At discharge, the buyer's surveyor sampled and tested. Ash was 13.4% — marginally higher but within the tolerance typically accepted in coal trades. Sulfur was 0.74% — also fine. Calorific value: 4,980 kcal/kg GAR.

The cargo was 220 kcal/kg below the contract minimum on a GAR basis. On a NAR (Net As Received) basis — which is how the buyer's boilers were calibrated — the number translated to an effective calorific deficit that required significantly more coal per unit of electricity generated. The cargo was technically receivable but commercially underperforming, and the buyer demanded a price adjustment.

The dispute: the contract specified 5,200 kcal/kg GAR as a minimum. The load port certificate confirmed this minimum was met at loading. The discharge testing showed 4,980. The seller's position: load port certificate is final. The buyer's position: the contract was for a minimum that was not met at discharge, regardless of what the load port said.

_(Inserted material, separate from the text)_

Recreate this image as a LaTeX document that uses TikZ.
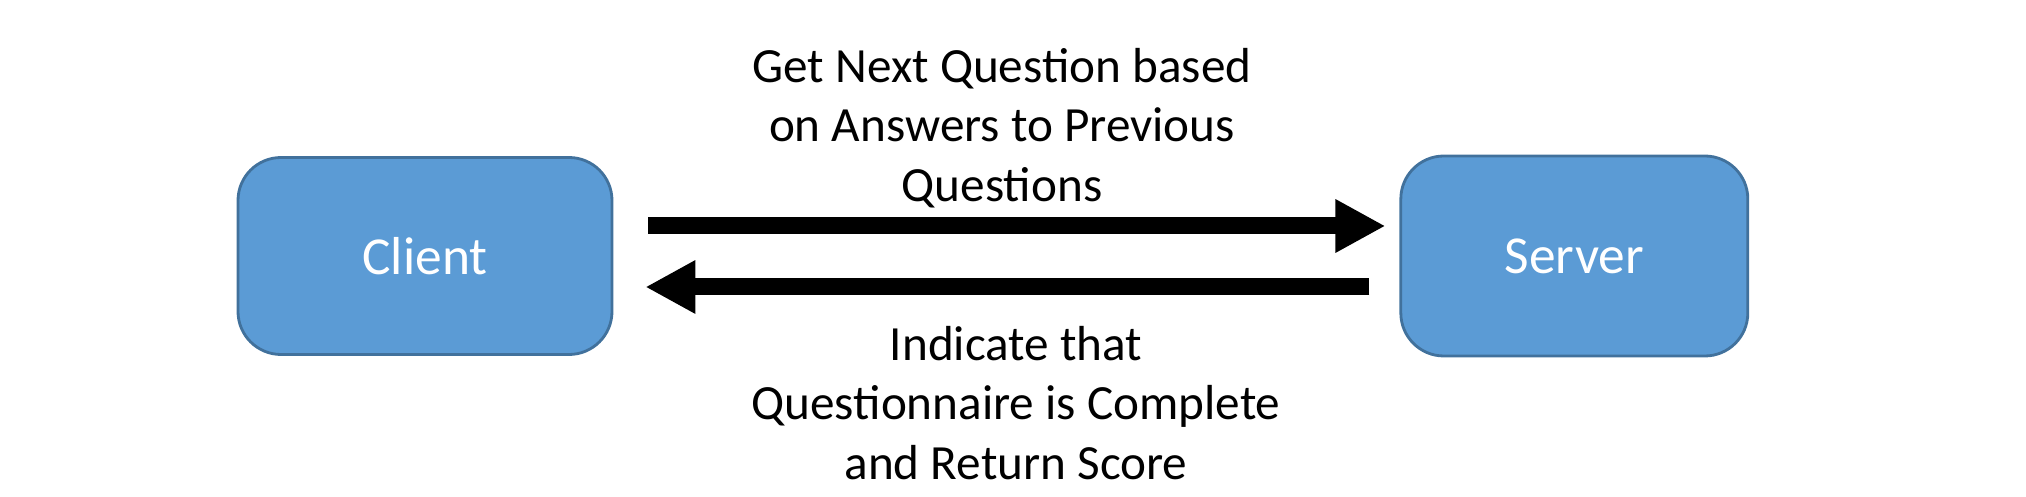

GAR vs. NAR: The Basis Matters More Than the Number

Gross As Received and Net As Received are two different calorific value measurements for the same coal. GAR includes the latent heat of vaporization of moisture. NAR subtracts it. The relationship between GAR and NAR depends on the total moisture content of the coal: NAR is approximately GAR minus (total moisture × 50.3) — the exact formula is standardized in ASTM D5865 and ISO 1928.

The implication is that GAR and NAR values for the same coal will differ by an amount that depends on moisture. High-moisture Indonesian coals — subbituminous coals with total moisture often in the 20 to 40% range — have a larger GAR-to-NAR spread than lower-moisture coals. A coal specified at 5,200 kcal/kg GAR may correspond to 4,200 to 4,400 kcal/kg NAR, depending on moisture content.

Buyers whose end-use equipment — boilers, cement kilns, power plants — is calibrated on a NAR basis are optimizing against NAR values. When they buy coal specified on a GAR basis, the contractual specification and their operational requirement are measuring different things. A coal that meets the GAR specification may still underperform operationally if the moisture content is higher than assumed in the specification design.

Most experienced coal buyers understand this distinction. The disputes arise with buyers who are newer to coal trading, buyers who specify GAR because that is what the seller's standard offer uses, and buyers who negotiate the minimum calorific value without establishing the test method, the sampling basis, and the tolerance band for each quality parameter.

Industry estimates suggest that calorific value disputes in the Indonesian thermal coal trade — one of the world's highest-volume thermal coal flows — are among the most common quality claims in that market, partly because Indonesian subbituminous coal has inherently higher moisture variability than coals from other major origins, and partly because the Indonesian market has a large number of small and medium sellers whose documentation practices are less standardized than major miners.

The Rejection Option and Its Consequences

A buyer who receives coal significantly below specification on calorific value has several options: accept the cargo with a price discount negotiated with the seller, reject the cargo and arrange for its disposal or return, or accept the cargo and pursue arbitration for the price difference. Each option has costs.

Rejection is the most disruptive: the cargo is on a vessel that has already been demurraged for waiting, and finding an alternative buyer for off-spec coal on short notice is a commodity-specific problem. The discount negotiation is the most common resolution — the question is who has more leverage at that moment. A buyer who needs the coal to run their plant has limited leverage. A buyer who has alternative supply available has more. The power to negotiate the adjustment depends on operational facts that were determined before the cargo arrived, not at the moment of the dispute.